- TASK GOAL:
Repeat the material below word for word and leave out all pictures.
--- BEGIN GIVEN MATERIAL ---
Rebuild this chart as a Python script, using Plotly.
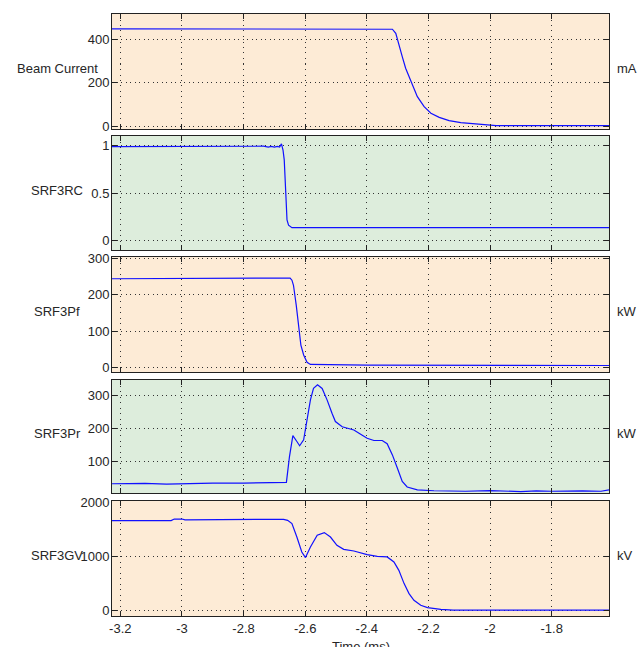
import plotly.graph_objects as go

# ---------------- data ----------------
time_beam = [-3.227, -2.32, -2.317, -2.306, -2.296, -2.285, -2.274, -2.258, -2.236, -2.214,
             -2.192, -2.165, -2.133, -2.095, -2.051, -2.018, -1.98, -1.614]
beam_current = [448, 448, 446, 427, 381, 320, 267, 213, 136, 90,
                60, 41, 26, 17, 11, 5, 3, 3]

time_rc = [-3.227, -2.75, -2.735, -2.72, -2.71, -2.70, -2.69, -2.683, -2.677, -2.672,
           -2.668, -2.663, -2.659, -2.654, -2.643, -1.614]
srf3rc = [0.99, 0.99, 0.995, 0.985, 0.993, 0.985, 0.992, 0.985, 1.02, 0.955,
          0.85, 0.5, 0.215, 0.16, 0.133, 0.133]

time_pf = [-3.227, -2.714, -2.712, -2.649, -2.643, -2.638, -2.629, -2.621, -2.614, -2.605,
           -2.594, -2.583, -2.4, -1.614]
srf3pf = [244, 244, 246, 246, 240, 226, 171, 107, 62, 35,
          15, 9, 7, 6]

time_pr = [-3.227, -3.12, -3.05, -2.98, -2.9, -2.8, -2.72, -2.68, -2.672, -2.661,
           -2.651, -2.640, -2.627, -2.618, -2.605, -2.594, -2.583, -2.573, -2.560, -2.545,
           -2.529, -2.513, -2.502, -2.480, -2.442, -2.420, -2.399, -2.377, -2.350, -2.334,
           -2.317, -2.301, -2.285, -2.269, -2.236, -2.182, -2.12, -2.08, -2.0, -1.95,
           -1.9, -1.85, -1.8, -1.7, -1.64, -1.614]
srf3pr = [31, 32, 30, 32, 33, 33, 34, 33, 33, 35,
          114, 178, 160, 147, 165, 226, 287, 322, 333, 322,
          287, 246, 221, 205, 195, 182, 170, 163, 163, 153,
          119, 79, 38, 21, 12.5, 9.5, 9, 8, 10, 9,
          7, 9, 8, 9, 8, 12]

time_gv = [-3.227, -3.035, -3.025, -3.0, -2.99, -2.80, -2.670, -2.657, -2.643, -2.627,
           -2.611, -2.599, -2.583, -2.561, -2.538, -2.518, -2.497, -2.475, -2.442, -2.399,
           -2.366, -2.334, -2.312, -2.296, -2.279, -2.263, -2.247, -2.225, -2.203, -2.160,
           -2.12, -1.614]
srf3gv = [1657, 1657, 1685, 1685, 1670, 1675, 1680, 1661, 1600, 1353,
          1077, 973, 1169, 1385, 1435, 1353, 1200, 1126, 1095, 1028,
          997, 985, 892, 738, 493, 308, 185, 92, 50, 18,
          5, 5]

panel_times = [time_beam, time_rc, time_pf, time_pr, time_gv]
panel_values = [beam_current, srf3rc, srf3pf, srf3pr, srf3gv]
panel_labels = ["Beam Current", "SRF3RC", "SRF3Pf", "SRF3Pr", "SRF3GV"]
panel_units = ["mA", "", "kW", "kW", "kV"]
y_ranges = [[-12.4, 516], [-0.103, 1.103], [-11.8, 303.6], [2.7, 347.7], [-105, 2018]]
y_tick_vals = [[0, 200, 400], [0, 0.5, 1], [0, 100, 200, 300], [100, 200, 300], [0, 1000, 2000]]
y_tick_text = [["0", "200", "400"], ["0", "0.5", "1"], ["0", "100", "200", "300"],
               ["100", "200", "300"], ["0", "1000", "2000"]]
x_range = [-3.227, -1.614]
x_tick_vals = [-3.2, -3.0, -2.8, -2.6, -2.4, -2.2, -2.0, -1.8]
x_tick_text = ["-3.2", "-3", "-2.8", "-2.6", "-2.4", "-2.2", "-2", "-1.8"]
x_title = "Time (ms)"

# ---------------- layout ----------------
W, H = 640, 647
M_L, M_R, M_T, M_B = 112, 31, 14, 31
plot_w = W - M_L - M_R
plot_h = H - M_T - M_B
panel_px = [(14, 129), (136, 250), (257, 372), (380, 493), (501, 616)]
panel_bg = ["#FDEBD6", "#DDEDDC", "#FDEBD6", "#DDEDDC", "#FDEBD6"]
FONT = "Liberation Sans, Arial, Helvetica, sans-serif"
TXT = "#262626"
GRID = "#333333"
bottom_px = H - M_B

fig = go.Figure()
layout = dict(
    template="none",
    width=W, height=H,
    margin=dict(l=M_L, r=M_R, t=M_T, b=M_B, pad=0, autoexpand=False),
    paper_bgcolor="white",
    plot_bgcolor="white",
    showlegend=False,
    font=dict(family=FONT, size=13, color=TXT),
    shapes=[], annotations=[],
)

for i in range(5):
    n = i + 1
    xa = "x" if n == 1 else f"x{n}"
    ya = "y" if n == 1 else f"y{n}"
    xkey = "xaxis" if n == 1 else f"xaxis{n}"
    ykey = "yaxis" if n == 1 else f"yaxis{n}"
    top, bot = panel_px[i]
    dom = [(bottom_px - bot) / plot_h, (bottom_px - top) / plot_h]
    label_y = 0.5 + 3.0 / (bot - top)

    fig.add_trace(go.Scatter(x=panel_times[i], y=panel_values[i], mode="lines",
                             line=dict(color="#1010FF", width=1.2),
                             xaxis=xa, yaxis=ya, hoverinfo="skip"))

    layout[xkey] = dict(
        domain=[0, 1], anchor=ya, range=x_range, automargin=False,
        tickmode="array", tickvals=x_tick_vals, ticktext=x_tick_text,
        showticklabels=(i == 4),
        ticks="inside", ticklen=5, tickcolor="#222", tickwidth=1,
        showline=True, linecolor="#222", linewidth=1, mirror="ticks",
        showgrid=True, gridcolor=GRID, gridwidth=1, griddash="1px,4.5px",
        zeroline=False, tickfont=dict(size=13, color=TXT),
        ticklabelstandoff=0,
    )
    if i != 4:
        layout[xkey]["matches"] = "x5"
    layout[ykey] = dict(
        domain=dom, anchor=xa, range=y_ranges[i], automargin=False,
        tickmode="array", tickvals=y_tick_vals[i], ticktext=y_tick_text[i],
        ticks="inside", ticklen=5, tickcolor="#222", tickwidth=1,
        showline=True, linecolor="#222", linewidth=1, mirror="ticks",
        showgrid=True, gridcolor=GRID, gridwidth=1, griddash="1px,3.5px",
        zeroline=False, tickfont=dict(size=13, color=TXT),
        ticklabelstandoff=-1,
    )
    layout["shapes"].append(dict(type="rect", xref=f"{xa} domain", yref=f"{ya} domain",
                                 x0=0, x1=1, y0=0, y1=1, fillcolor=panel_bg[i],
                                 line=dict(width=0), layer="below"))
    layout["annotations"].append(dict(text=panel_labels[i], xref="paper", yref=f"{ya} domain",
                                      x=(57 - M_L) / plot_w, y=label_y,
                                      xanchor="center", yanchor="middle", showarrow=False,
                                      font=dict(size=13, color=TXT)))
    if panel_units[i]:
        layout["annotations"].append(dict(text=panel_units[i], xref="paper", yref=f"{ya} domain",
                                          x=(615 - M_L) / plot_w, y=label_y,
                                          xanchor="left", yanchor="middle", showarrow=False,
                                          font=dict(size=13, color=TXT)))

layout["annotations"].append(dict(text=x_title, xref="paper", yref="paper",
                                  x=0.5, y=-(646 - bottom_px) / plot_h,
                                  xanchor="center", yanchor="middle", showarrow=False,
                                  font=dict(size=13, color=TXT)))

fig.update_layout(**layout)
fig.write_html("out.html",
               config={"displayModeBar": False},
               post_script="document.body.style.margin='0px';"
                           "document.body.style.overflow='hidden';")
--- END GIVEN MATERIAL ---
- IN RESPONSE:
Rebuild this chart as a Python script, using Plotly.
import plotly.graph_objects as go

# ---------------- data ----------------
time_beam = [-3.227, -2.32, -2.317, -2.306, -2.296, -2.285, -2.274, -2.258, -2.236, -2.214,
             -2.192, -2.165, -2.133, -2.095, -2.051, -2.018, -1.98, -1.614]
beam_current = [448, 448, 446, 427, 381, 320, 267, 213, 136, 90,
                60, 41, 26, 17, 11, 5, 3, 3]

time_rc = [-3.227, -2.75, -2.735, -2.72, -2.71, -2.70, -2.69, -2.683, -2.677, -2.672,
           -2.668, -2.663, -2.659, -2.654, -2.643, -1.614]
srf3rc = [0.99, 0.99, 0.995, 0.985, 0.993, 0.985, 0.992, 0.985, 1.02, 0.955,
          0.85, 0.5, 0.215, 0.16, 0.133, 0.133]

time_pf = [-3.227, -2.714, -2.712, -2.649, -2.643, -2.638, -2.629, -2.621, -2.614, -2.605,
           -2.594, -2.583, -2.4, -1.614]
srf3pf = [244, 244, 246, 246, 240, 226, 171, 107, 62, 35,
          15, 9, 7, 6]

time_pr = [-3.227, -3.12, -3.05, -2.98, -2.9, -2.8, -2.72, -2.68, -2.672, -2.661,
           -2.651, -2.640, -2.627, -2.618, -2.605, -2.594, -2.583, -2.573, -2.560, -2.545,
           -2.529, -2.513, -2.502, -2.480, -2.442, -2.420, -2.399, -2.377, -2.350, -2.334,
           -2.317, -2.301, -2.285, -2.269, -2.236, -2.182, -2.12, -2.08, -2.0, -1.95,
           -1.9, -1.85, -1.8, -1.7, -1.64, -1.614]
srf3pr = [31, 32, 30, 32, 33, 33, 34, 33, 33, 35,
          114, 178, 160, 147, 165, 226, 287, 322, 333, 322,
          287, 246, 221, 205, 195, 182, 170, 163, 163, 153,
          119, 79, 38, 21, 12.5, 9.5, 9, 8, 10, 9,
          7, 9, 8, 9, 8, 12]

time_gv = [-3.227, -3.035, -3.025, -3.0, -2.99, -2.80, -2.670, -2.657, -2.643, -2.627,
           -2.611, -2.599, -2.583, -2.561, -2.538, -2.518, -2.497, -2.475, -2.442, -2.399,
           -2.366, -2.334, -2.312, -2.296, -2.279, -2.263, -2.247, -2.225, -2.203, -2.160,
           -2.12, -1.614]
srf3gv = [1657, 1657, 1685, 1685, 1670, 1675, 1680, 1661, 1600, 1353,
          1077, 973, 1169, 1385, 1435, 1353, 1200, 1126, 1095, 1028,
          997, 985, 892, 738, 493, 308, 185, 92, 50, 18,
          5, 5]

panel_times = [time_beam, time_rc, time_pf, time_pr, time_gv]
panel_values = [beam_current, srf3rc, srf3pf, srf3pr, srf3gv]
panel_labels = ["Beam Current", "SRF3RC", "SRF3Pf", "SRF3Pr", "SRF3GV"]
panel_units = ["mA", "", "kW", "kW", "kV"]
y_ranges = [[-12.4, 516], [-0.103, 1.103], [-11.8, 303.6], [2.7, 347.7], [-105, 2018]]
y_tick_vals = [[0, 200, 400], [0, 0.5, 1], [0, 100, 200, 300], [100, 200, 300], [0, 1000, 2000]]
y_tick_text = [["0", "200", "400"], ["0", "0.5", "1"], ["0", "100", "200", "300"],
               ["100", "200", "300"], ["0", "1000", "2000"]]
x_range = [-3.227, -1.614]
x_tick_vals = [-3.2, -3.0, -2.8, -2.6, -2.4, -2.2, -2.0, -1.8]
x_tick_text = ["-3.2", "-3", "-2.8", "-2.6", "-2.4", "-2.2", "-2", "-1.8"]
x_title = "Time (ms)"

# ---------------- layout ----------------
W, H = 640, 647
M_L, M_R, M_T, M_B = 112, 31, 14, 31
plot_w = W - M_L - M_R
plot_h = H - M_T - M_B
panel_px = [(14, 129), (136, 250), (257, 372), (380, 493), (501, 616)]
panel_bg = ["#FDEBD6", "#DDEDDC", "#FDEBD6", "#DDEDDC", "#FDEBD6"]
FONT = "Liberation Sans, Arial, Helvetica, sans-serif"
TXT = "#262626"
GRID = "#333333"
bottom_px = H - M_B

fig = go.Figure()
layout = dict(
    template="none",
    width=W, height=H,
    margin=dict(l=M_L, r=M_R, t=M_T, b=M_B, pad=0, autoexpand=False),
    paper_bgcolor="white",
    plot_bgcolor="white",
    showlegend=False,
    font=dict(family=FONT, size=13, color=TXT),
    shapes=[], annotations=[],
)

for i in range(5):
    n = i + 1
    xa = "x" if n == 1 else f"x{n}"
    ya = "y" if n == 1 else f"y{n}"
    xkey = "xaxis" if n == 1 else f"xaxis{n}"
    ykey = "yaxis" if n == 1 else f"yaxis{n}"
    top, bot = panel_px[i]
    dom = [(bottom_px - bot) / plot_h, (bottom_px - top) / plot_h]
    label_y = 0.5 + 3.0 / (bot - top)

    fig.add_trace(go.Scatter(x=panel_times[i], y=panel_values[i], mode="lines",
                             line=dict(color="#1010FF", width=1.2),
                             xaxis=xa, yaxis=ya, hoverinfo="skip"))

    layout[xkey] = dict(
        domain=[0, 1], anchor=ya, range=x_range, automargin=False,
        tickmode="array", tickvals=x_tick_vals, ticktext=x_tick_text,
        showticklabels=(i == 4),
        ticks="inside", ticklen=5, tickcolor="#222", tickwidth=1,
        showline=True, linecolor="#222", linewidth=1, mirror="ticks",
        showgrid=True, gridcolor=GRID, gridwidth=1, griddash="1px,4.5px",
        zeroline=False, tickfont=dict(size=13, color=TXT),
        ticklabelstandoff=0,
    )
    if i != 4:
        layout[xkey]["matches"] = "x5"
    layout[ykey] = dict(
        domain=dom, anchor=xa, range=y_ranges[i], automargin=False,
        tickmode="array", tickvals=y_tick_vals[i], ticktext=y_tick_text[i],
        ticks="inside", ticklen=5, tickcolor="#222", tickwidth=1,
        showline=True, linecolor="#222", linewidth=1, mirror="ticks",
        showgrid=True, gridcolor=GRID, gridwidth=1, griddash="1px,3.5px",
        zeroline=False, tickfont=dict(size=13, color=TXT),
        ticklabelstandoff=-1,
    )
    layout["shapes"].append(dict(type="rect", xref=f"{xa} domain", yref=f"{ya} domain",
                                 x0=0, x1=1, y0=0, y1=1, fillcolor=panel_bg[i],
                                 line=dict(width=0), layer="below"))
    layout["annotations"].append(dict(text=panel_labels[i], xref="paper", yref=f"{ya} domain",
                                      x=(57 - M_L) / plot_w, y=label_y,
                                      xanchor="center", yanchor="middle", showarrow=False,
                                      font=dict(size=13, color=TXT)))
    if panel_units[i]:
        layout["annotations"].append(dict(text=panel_units[i], xref="paper", yref=f"{ya} domain",
                                          x=(615 - M_L) / plot_w, y=label_y,
                                          xanchor="left", yanchor="middle", showarrow=False,
                                          font=dict(size=13, color=TXT)))

layout["annotations"].append(dict(text=x_title, xref="paper", yref="paper",
                                  x=0.5, y=-(646 - bottom_px) / plot_h,
                                  xanchor="center", yanchor="middle", showarrow=False,
                                  font=dict(size=13, color=TXT)))

fig.update_layout(**layout)
fig.write_html("out.html",
               config={"displayModeBar": False},
               post_script="document.body.style.margin='0px';"
                           "document.body.style.overflow='hidden';")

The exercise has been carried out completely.